Raw data
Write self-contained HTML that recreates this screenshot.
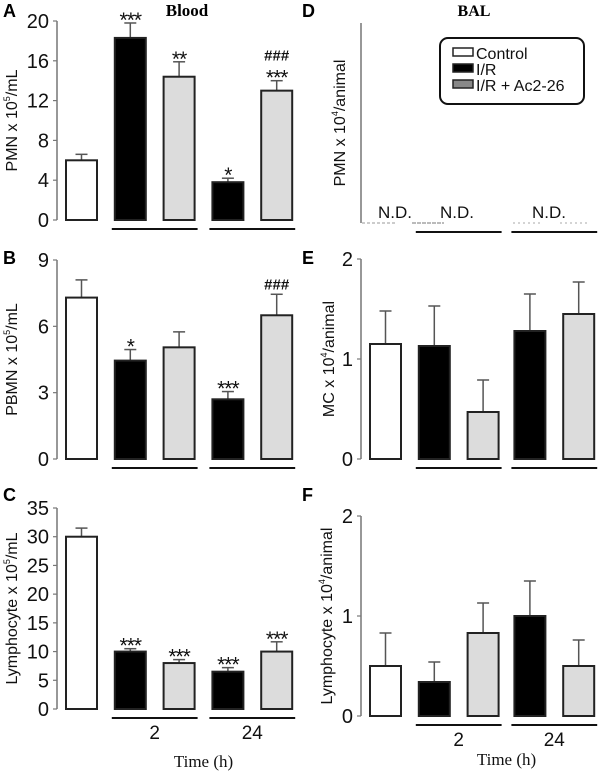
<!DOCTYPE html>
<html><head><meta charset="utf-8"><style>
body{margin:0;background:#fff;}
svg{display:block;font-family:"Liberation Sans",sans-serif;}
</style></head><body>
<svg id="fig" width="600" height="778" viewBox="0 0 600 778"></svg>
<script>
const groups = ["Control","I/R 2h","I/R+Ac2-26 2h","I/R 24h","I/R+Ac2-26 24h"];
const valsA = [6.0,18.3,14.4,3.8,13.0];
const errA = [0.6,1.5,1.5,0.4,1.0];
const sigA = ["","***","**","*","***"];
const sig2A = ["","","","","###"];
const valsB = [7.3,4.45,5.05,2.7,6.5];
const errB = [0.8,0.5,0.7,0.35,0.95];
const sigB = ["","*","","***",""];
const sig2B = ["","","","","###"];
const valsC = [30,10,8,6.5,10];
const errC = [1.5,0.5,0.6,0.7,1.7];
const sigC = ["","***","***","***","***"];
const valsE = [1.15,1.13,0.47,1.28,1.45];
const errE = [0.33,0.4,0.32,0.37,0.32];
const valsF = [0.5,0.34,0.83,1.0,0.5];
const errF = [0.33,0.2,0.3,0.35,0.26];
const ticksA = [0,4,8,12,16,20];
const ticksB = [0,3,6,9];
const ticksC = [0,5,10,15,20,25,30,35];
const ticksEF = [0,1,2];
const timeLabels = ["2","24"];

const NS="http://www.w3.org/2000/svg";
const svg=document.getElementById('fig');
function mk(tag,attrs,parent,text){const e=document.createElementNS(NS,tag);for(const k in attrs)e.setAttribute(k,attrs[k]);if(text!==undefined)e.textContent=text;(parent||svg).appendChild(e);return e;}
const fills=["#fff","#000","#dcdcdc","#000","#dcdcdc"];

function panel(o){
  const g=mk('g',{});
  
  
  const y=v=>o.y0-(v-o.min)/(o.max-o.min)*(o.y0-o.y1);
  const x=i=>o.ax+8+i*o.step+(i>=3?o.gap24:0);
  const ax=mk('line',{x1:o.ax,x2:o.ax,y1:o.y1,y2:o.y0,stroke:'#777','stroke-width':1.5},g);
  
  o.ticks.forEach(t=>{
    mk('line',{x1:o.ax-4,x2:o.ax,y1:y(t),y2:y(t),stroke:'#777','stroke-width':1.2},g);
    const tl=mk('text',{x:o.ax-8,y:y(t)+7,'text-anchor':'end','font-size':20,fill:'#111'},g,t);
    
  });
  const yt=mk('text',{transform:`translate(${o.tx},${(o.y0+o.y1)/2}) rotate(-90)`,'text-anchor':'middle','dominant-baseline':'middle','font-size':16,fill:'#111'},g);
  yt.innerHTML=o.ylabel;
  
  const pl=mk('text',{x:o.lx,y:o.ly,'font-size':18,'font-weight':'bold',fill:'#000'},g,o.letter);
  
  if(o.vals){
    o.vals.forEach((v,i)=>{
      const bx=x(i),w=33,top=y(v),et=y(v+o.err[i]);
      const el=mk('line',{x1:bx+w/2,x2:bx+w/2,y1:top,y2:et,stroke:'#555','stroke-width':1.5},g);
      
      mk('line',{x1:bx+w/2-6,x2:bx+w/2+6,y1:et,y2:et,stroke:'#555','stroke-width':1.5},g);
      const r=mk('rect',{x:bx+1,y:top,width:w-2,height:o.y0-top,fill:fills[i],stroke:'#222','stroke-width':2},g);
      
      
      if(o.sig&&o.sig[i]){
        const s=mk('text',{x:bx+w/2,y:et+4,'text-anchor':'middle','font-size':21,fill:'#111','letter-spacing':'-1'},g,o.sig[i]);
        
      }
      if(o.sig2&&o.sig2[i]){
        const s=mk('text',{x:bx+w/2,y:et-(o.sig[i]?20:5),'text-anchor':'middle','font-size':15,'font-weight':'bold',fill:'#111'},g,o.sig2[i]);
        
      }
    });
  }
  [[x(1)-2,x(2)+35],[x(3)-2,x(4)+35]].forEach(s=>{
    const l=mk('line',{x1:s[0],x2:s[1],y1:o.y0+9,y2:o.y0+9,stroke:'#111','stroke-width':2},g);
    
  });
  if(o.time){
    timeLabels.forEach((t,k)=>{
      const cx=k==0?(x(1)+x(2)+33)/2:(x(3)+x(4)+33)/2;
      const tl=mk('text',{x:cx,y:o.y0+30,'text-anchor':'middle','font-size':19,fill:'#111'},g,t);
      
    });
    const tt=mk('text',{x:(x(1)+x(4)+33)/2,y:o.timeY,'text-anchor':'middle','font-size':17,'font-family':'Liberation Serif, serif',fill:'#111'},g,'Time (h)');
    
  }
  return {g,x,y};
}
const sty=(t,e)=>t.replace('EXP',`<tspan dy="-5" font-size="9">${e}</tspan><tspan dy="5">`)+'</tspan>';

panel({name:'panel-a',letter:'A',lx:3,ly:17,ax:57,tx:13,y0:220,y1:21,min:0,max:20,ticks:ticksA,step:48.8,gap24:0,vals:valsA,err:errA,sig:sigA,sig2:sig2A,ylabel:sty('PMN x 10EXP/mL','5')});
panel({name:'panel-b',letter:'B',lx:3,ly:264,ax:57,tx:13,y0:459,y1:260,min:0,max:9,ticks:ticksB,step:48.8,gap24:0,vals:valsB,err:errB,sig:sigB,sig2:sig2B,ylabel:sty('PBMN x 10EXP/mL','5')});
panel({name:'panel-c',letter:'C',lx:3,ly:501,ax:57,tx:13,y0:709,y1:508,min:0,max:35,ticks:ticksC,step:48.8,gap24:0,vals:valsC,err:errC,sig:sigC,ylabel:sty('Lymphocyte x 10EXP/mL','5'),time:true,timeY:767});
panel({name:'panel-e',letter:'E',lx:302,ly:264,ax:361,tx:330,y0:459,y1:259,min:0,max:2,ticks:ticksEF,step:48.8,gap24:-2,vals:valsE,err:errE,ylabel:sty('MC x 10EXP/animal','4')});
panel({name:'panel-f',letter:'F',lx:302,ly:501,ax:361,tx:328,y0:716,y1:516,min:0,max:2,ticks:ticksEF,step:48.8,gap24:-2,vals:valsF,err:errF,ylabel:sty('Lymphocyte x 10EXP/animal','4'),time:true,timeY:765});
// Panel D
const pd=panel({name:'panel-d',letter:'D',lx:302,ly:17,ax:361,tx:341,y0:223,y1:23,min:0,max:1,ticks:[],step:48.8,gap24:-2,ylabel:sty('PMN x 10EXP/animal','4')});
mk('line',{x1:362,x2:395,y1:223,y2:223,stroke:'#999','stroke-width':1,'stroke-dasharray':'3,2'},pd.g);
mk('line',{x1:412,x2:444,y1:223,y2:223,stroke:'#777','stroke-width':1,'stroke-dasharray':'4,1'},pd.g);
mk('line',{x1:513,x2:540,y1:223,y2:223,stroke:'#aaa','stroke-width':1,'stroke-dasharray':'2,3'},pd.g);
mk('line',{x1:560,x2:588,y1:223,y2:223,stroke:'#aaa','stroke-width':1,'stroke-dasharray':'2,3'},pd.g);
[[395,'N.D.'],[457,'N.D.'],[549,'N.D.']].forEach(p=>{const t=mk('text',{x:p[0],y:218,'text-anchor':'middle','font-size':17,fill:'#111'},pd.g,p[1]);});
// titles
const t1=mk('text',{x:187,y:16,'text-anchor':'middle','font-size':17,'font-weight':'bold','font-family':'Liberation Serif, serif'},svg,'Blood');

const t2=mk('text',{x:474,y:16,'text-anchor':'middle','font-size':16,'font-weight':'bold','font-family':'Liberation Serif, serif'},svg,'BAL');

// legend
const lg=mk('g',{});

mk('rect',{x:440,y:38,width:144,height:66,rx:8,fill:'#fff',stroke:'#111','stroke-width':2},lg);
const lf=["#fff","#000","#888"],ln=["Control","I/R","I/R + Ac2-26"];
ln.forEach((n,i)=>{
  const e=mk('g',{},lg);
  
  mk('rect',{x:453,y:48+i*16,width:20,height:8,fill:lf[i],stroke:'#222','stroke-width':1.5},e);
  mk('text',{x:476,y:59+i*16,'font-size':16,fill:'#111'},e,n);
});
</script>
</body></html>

---

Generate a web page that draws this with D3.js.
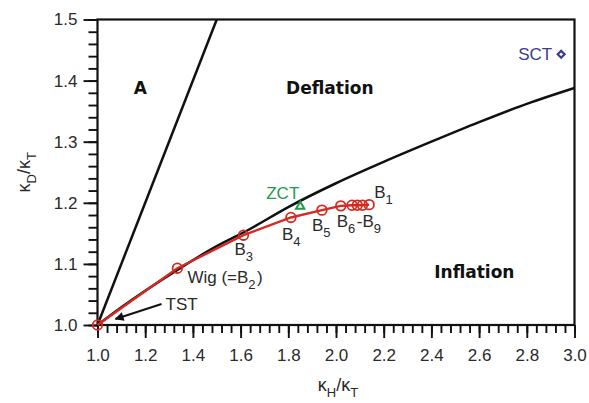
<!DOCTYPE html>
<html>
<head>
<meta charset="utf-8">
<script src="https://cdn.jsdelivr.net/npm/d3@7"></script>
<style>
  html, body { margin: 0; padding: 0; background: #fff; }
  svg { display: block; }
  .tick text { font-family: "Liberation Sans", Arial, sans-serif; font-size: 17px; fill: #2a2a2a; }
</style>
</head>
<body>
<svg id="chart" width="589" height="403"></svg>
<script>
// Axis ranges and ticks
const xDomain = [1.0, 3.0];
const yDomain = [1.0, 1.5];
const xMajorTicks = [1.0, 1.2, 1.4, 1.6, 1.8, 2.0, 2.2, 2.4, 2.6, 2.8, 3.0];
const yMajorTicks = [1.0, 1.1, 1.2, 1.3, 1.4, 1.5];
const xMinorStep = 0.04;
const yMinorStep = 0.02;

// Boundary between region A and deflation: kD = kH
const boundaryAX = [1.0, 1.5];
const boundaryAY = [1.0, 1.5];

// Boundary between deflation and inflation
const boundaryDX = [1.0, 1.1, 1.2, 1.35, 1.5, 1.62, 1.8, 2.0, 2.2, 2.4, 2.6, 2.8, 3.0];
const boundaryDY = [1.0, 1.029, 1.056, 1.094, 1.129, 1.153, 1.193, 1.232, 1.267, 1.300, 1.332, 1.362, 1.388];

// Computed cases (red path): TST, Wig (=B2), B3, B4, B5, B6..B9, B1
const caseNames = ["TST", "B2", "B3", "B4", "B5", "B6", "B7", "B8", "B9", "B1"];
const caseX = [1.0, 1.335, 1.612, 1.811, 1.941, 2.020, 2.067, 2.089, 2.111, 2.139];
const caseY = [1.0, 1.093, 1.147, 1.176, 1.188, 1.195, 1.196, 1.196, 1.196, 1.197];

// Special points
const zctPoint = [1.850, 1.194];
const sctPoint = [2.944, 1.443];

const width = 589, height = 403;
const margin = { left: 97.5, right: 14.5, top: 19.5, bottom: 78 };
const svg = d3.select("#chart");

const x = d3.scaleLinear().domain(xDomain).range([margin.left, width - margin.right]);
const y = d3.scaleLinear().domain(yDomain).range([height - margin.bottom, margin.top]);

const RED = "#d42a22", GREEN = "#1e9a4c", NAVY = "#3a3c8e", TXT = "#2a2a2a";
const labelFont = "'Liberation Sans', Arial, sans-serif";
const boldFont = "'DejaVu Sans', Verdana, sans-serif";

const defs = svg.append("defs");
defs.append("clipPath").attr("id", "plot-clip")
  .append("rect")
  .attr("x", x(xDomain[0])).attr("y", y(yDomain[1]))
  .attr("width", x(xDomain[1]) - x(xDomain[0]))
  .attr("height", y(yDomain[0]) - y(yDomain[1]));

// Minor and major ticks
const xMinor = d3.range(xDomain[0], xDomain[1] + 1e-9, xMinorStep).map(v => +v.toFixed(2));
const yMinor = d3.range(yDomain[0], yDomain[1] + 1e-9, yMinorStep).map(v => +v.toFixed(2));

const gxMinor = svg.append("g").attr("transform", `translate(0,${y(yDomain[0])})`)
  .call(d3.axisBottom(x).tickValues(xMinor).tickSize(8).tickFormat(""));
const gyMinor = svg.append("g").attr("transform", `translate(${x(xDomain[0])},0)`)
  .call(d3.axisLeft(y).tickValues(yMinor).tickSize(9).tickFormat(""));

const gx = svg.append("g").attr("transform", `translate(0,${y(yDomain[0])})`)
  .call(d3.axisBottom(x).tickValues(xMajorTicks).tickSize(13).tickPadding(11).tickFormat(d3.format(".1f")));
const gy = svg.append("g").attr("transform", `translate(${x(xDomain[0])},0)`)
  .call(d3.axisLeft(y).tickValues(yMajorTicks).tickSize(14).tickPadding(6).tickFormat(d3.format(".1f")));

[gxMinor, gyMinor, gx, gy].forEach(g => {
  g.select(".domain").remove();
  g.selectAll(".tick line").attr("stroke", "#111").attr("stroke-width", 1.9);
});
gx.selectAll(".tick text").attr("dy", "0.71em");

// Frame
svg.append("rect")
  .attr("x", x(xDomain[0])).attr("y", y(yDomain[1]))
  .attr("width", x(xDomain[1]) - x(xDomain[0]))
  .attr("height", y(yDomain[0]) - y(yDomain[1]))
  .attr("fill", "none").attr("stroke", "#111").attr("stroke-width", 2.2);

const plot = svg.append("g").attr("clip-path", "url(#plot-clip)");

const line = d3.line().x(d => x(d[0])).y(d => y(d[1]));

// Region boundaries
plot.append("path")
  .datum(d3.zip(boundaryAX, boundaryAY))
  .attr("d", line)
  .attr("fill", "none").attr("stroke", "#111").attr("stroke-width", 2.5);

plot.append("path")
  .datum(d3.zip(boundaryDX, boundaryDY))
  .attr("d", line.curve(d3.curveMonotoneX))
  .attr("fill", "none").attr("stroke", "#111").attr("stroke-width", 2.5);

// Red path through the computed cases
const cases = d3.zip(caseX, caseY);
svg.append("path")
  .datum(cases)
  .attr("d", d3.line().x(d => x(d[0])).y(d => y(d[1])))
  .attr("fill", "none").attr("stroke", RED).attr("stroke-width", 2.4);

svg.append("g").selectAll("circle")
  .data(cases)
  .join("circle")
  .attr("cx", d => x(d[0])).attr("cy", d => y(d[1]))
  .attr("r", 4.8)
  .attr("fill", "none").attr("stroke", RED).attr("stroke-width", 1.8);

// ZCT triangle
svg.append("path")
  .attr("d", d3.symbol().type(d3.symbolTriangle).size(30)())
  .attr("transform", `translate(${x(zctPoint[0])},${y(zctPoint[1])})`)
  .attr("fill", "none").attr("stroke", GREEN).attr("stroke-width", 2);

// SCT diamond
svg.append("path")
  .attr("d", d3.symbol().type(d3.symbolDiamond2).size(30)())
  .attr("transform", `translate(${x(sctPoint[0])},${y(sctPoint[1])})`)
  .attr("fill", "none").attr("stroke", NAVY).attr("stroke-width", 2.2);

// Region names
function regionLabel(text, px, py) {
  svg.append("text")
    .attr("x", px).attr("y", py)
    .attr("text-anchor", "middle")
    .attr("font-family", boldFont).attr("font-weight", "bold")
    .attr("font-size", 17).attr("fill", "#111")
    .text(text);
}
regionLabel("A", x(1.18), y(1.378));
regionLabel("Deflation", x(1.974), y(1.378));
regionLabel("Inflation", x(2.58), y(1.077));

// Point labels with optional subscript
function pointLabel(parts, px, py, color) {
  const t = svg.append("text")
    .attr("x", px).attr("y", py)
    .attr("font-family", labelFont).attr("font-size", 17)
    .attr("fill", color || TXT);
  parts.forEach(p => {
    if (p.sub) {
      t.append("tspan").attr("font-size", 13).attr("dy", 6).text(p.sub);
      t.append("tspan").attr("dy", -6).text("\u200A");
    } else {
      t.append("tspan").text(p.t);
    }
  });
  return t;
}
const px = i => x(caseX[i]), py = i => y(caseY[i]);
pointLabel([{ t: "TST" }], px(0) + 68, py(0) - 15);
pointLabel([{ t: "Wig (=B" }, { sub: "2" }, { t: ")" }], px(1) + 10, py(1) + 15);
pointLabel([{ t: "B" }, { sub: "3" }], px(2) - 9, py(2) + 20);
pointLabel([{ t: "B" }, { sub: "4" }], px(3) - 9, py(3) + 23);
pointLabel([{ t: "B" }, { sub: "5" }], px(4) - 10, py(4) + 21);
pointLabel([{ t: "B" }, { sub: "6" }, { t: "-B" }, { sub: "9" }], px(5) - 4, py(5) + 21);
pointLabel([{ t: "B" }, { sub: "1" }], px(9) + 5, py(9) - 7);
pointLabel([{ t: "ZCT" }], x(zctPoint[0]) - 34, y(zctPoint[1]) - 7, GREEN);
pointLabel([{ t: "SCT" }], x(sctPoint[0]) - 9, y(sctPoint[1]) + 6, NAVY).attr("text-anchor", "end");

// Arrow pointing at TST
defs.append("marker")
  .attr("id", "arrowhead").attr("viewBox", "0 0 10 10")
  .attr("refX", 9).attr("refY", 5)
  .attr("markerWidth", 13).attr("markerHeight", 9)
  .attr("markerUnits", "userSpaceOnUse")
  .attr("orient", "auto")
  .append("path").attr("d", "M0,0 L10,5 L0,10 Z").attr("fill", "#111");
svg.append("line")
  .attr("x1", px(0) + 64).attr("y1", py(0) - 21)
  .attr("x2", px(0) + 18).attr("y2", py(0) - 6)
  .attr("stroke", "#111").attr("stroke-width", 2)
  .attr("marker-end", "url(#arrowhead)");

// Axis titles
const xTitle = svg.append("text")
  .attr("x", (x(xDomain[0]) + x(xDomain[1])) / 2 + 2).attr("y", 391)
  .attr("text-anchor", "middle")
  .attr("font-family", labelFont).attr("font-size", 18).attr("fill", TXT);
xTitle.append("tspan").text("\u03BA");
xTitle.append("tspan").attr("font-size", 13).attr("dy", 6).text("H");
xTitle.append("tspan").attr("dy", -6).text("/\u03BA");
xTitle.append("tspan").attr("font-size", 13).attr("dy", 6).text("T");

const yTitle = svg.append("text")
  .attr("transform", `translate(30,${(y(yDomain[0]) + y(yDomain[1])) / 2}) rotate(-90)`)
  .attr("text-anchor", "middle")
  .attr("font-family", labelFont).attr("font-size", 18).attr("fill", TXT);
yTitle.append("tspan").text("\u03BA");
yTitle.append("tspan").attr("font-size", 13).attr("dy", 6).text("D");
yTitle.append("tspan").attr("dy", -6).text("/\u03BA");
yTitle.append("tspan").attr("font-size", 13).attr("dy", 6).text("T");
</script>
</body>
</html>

==

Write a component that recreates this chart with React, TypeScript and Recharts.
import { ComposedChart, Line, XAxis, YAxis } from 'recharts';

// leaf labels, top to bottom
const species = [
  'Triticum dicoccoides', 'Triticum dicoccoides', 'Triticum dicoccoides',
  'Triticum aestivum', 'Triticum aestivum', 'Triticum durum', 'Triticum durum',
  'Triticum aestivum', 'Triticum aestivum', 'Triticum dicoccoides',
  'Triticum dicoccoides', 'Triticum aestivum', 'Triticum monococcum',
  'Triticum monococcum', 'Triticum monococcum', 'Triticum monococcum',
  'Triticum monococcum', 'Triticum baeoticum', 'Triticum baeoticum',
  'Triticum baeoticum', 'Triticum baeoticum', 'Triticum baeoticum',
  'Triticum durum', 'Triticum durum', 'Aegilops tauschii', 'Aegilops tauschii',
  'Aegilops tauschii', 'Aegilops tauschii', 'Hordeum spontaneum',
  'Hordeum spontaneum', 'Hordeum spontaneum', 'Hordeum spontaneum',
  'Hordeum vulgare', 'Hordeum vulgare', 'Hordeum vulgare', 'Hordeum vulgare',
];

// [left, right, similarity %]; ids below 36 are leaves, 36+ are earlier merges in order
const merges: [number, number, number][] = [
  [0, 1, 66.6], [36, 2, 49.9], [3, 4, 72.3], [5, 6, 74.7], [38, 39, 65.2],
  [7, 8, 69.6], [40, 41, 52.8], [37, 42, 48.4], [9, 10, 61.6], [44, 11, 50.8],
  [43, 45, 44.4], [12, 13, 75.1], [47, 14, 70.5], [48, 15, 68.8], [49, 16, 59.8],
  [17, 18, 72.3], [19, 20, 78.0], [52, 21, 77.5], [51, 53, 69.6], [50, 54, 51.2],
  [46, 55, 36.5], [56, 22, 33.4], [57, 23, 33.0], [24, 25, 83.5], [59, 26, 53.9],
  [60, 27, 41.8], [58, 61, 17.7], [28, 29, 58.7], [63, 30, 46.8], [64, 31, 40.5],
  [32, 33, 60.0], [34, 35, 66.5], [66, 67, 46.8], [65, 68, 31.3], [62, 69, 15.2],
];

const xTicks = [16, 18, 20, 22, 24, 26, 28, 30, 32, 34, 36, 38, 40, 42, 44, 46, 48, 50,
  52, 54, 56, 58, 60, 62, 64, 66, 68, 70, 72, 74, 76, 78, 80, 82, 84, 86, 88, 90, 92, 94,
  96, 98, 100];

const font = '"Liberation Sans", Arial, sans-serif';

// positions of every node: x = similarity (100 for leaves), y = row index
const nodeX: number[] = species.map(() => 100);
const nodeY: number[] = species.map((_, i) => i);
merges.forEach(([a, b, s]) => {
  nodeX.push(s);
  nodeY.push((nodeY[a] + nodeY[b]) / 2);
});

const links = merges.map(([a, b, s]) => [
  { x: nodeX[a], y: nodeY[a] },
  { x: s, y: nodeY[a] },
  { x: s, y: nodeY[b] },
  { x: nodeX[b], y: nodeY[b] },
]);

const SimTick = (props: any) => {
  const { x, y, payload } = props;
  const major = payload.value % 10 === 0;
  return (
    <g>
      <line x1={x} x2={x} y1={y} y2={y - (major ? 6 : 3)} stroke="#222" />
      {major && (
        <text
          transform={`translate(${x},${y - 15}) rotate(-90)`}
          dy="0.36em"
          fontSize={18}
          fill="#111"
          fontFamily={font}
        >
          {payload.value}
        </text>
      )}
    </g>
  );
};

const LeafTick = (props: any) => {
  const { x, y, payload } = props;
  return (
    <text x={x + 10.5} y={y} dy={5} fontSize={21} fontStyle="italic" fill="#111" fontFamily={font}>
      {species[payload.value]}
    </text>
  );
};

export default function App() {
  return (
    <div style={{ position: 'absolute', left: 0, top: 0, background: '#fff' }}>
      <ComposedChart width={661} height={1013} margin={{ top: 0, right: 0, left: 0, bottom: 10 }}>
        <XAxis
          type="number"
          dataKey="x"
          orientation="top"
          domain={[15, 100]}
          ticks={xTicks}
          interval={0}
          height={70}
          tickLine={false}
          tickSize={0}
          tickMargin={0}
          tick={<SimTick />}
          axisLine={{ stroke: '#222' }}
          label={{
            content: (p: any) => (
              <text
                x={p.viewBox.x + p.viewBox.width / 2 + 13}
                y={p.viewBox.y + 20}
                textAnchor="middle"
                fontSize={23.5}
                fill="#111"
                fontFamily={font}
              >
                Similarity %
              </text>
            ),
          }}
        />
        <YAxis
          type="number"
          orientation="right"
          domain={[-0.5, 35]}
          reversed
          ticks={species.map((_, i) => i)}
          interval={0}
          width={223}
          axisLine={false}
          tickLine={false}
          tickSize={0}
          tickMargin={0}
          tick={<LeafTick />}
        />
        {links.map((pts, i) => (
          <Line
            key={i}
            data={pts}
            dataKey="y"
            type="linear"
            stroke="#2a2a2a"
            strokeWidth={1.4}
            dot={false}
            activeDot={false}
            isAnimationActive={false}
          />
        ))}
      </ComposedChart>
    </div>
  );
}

What you should do
Pictures in the material above should be skipped; print exactly the lines from the one with "Generate a web" through the one with "1.332, 1.362, 1.388];".

Written reply
Generate a web page that draws this with D3.js.
<!DOCTYPE html>
<html>
<head>
<meta charset="utf-8">
<script src="https://cdn.jsdelivr.net/npm/d3@7"></script>
<style>
  html, body { margin: 0; padding: 0; background: #fff; }
  svg { display: block; }
  .tick text { font-family: "Liberation Sans", Arial, sans-serif; font-size: 17px; fill: #2a2a2a; }
</style>
</head>
<body>
<svg id="chart" width="589" height="403"></svg>
<script>
// Axis ranges and ticks
const xDomain = [1.0, 3.0];
const yDomain = [1.0, 1.5];
const xMajorTicks = [1.0, 1.2, 1.4, 1.6, 1.8, 2.0, 2.2, 2.4, 2.6, 2.8, 3.0];
const yMajorTicks = [1.0, 1.1, 1.2, 1.3, 1.4, 1.5];
const xMinorStep = 0.04;
const yMinorStep = 0.02;

// Boundary between region A and deflation: kD = kH
const boundaryAX = [1.0, 1.5];
const boundaryAY = [1.0, 1.5];

// Boundary between deflation and inflation
const boundaryDX = [1.0, 1.1, 1.2, 1.35, 1.5, 1.62, 1.8, 2.0, 2.2, 2.4, 2.6, 2.8, 3.0];
const boundaryDY = [1.0, 1.029, 1.056, 1.094, 1.129, 1.153, 1.193, 1.232, 1.267, 1.300, 1.332, 1.362, 1.388];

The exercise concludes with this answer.